In a large mixing bowl, combine 3 cups of all-purpose flour, 2 tablespoons of granulated sugar, 1 1/2 teaspoons of baking powder, 3/4 teaspoon of baking soda, and 1/2 teaspoon of salt. Whisk to ensure even distribution.
In a separate bowl, whisk together 1 1/2 cups of organic sour cream, 1 1/2 cups of almond milk, 3 large eggs, and 6 tablespoons of melted unsalted butter until the mixture is smooth and well combined.
Gently fold the wet ingredients into the dry ingredients using a spoon or spatula. Mix until just combined, being careful not to overmix. A few lumps are perfectly fine and will help keep the pancakes fluffy.
Allow the batter to rest for a few minutes while you heat a nonstick griddle or pan over medium heat. The batter resting time allows the leavening agents to activate, contributing to a fluffier pancake.

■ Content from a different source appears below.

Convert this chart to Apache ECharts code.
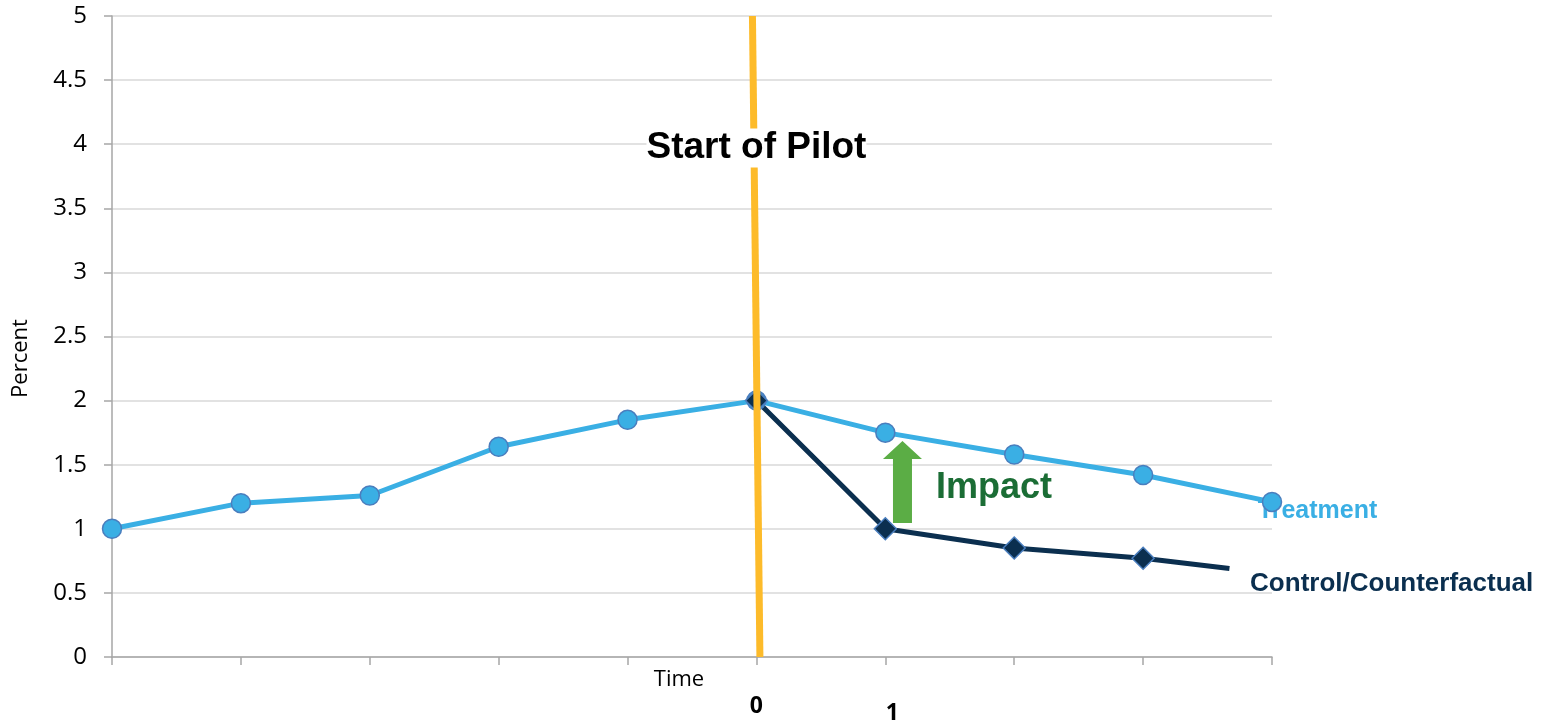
<!DOCTYPE html>
<html>
<head>
<meta charset="utf-8">
<title>Start of Pilot</title>
<script src="https://cdn.jsdelivr.net/npm/echarts@6/dist/echarts.min.js"></script>
<style>
    html, body { margin: 0; padding: 0; background: #fff; }
    #main { width: 1544px; height: 721px; }
</style>
</head>
<body>
<div id="main"></div>
<script>
/** x positions (period index) */
var periods = [0, 1, 2, 3, 4, 5, 6, 7, 8, 9];
/** labels under the time axis (only the pilot start is numbered) */
var timeLabels = ['', '', '', '', '', '0', '1', '', '', ''];

/** treatment group, percent */
var treatmentValues = [1.0, 1.2, 1.26, 1.64, 1.85, 2.0, 1.75, 1.58, 1.42, 1.21];

/** control / counterfactual, starts at the pilot, last point is the cut-off end of the line */
var controlX = [5, 6, 7, 8, 8.67];
var controlValues = [2.0, 1.0, 0.85, 0.77, 0.69];

/** the slanted "start of pilot" line: [x, percent] at top and bottom */
var pilotLineX = [4.969, 5.027];
var pilotLineY = [5, 0];

/** impact arrow: x, from, to */
var impactArrow = [6.133, 1.045, 1.685];

// colours
var treatmentColor = '#3AAFE4';
var controlColor = '#0B2F4F';
var markerBorder = '#4A7EBE';
var pilotColor = '#FDBB2A';
var arrowColor = '#5BAD45';
var impactColor = '#1B6D35';

var axisFont = '"Open Sans", sans-serif';
var boldFont = '"Liberation Sans", Arial, sans-serif';

var myChart = echarts.init(document.getElementById('main'));

/**
 * zip two arrays into [x, y] pairs
 */
function pairs(xs, ys) {
    var d = [];
    for (var i = 0; i < xs.length; i++) {
        d.push([xs[i], ys[i]]);
    }
    return d;
}

var controlData = pairs(controlX, controlValues);
// the last control point only ends the line, no marker
controlData[controlData.length - 1] = {
    value: controlData[controlData.length - 1],
    symbol: 'none'
};

var option = {
    animation: false,
    grid: {
        left: 112, right: 272, top: 16, bottom: 64,
        containLabel: false,
        outerBoundsMode: 'none'
    },
    xAxis: {
        type: 'value',
        min: 0,
        max: 9,
        interval: 1,
        name: 'Time',
        nameLocation: 'middle',
        nameGap: 12,
        nameMoveOverlap: false,
        nameTextStyle: {
            fontFamily: axisFont, fontSize: 22, color: '#000',
            padding: [0, 26, 0, 0], verticalAlign: 'top'
        },
        axisLine: { lineStyle: { color: '#A6A6A6', width: 1.5 } },
        axisTick: { show: true, length: 8, lineStyle: { color: '#A6A6A6', width: 1.5 } },
        splitLine: { show: false },
        axisLabel: {
            margin: 38,
            fontFamily: axisFont,
            fontSize: 23,
            fontWeight: 'bold',
            color: '#000',
            formatter: function (v) {
                var t = timeLabels[Math.round(v)] || '';
                if (t == '1') {
                    return '{b|' + t + '}';
                }
                return t;
            },
            rich: {
                b: {
                    fontFamily: axisFont, fontSize: 23, fontWeight: 'bold', color: '#000',
                    padding: [7, 0, 0, 14]
                }
            }
        }
    },
    yAxis: {
        type: 'value',
        min: 0,
        max: 5,
        interval: 0.5,
        name: 'Percent',
        nameLocation: 'middle',
        nameGap: 80,
        nameMoveOverlap: false,
        nameTextStyle: {
            fontFamily: axisFont, fontSize: 22, color: '#000',
            padding: [0, 44, 0, 0]
        },
        axisLine: { show: true, lineStyle: { color: '#A6A6A6', width: 1.5 } },
        axisTick: { show: true, length: 8, lineStyle: { color: '#A6A6A6', width: 1.5 } },
        splitLine: { lineStyle: { color: '#D9D9D9', width: 1.5 } },
        axisLabel: {
            margin: 25,
            fontFamily: axisFont,
            fontSize: 24,
            color: '#000'
        }
    },
    series: [
        {
            name: 'Treatment',
            type: 'line',
            data: pairs(periods, treatmentValues),
            symbol: 'circle',
            symbolSize: 19,
            z: 2,
            lineStyle: { color: treatmentColor, width: 5 },
            itemStyle: { color: treatmentColor, borderColor: markerBorder, borderWidth: 1.5 }
        },
        {
            name: 'Control/Counterfactual',
            type: 'line',
            data: controlData,
            symbol: 'diamond',
            symbolSize: 22,
            z: 2,
            lineStyle: { color: controlColor, width: 5 },
            itemStyle: { color: controlColor, borderColor: markerBorder, borderWidth: 1.5 }
        },
        {
            name: 'pilot',
            type: 'line',
            data: pairs(pilotLineX, pilotLineY),
            symbol: 'none',
            z: 3,
            lineStyle: { color: pilotColor, width: 7 }
        },
        {
            name: 'impact',
            type: 'custom',
            data: [impactArrow],
            encode: { x: 0, y: [1, 2] },
            z: 3,
            renderItem: function (params, api) {
                var top = api.coord([api.value(0), api.value(2)]);
                var bottom = api.coord([api.value(0), api.value(1)]);
                var half = 9.5, headHalf = 19.5, headLen = 18;
                return {
                    type: 'polygon',
                    shape: {
                        points: [
                            [top[0], top[1]],
                            [top[0] + headHalf, top[1] + headLen],
                            [top[0] + half, top[1] + headLen],
                            [bottom[0] + half, bottom[1]],
                            [bottom[0] - half, bottom[1]],
                            [top[0] - half, top[1] + headLen],
                            [top[0] - headHalf, top[1] + headLen]
                        ]
                    },
                    style: { fill: arrowColor }
                };
            }
        }
    ]
};

myChart.setOption(option);

/**
 * text annotations, anchored in data coordinates
 */
function px(p) {
    return myChart.convertToPixel({ gridIndex: 0 }, p);
}

var startPos = px([5, 3.97]);
var impactPos = px([6.393, 1.318]);
var treatPos = px([8.89, 1.14]);
var controlPos = px([8.83, 0.569]);

myChart.setOption({
    graphic: [
        {
            type: 'text',
            x: startPos[0],
            y: startPos[1],
            z: 10,
            style: {
                text: 'Start of Pilot',
                font: 'bold 37px ' + boldFont,
                fill: '#000',
                align: 'center',
                verticalAlign: 'middle',
                backgroundColor: '#fff',
                padding: [1, 0, 1, 0]
            }
        },
        {
            type: 'text',
            x: impactPos[0],
            y: impactPos[1],
            z: 10,
            style: {
                text: 'Impact',
                font: 'bold 36px ' + boldFont,
                fill: impactColor,
                align: 'left',
                verticalAlign: 'middle'
            }
        },
        {
            type: 'text',
            x: treatPos[0],
            y: treatPos[1],
            z: 1,
            style: {
                text: 'Treatment',
                font: 'bold 25px ' + boldFont,
                fill: treatmentColor,
                align: 'left',
                verticalAlign: 'middle'
            }
        },
        {
            type: 'text',
            x: controlPos[0],
            y: controlPos[1],
            z: 10,
            style: {
                text: 'Control/Counterfactual',
                font: 'bold 26px ' + boldFont,
                fill: controlColor,
                align: 'left',
                verticalAlign: 'middle'
            }
        }
    ]
});
</script>
</body>
</html>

Once the griddle is hot (you can test by sprinkling a few drops of water on it; they should sizzle), pour the batter onto the griddle to form rounds. For consistent size, you can use a 1/4 cup measure to scoop the batter.
Cook the pancakes until you see small bubbles forming on the surface and the edges look set, which should take about 1-3 minutes. Flip the pancakes carefully and cook for an additional minute or until they are golden brown and cooked through.
Serve the pancakes immediately, or keep them warm in an oven preheated to 175 degrees F for up to 20 minutes. This will ensure they stay warm and fluffy until ready to serve.
Enjoy with a drizzle of pure maple syrup, some Greek yogurt, or fresh berries.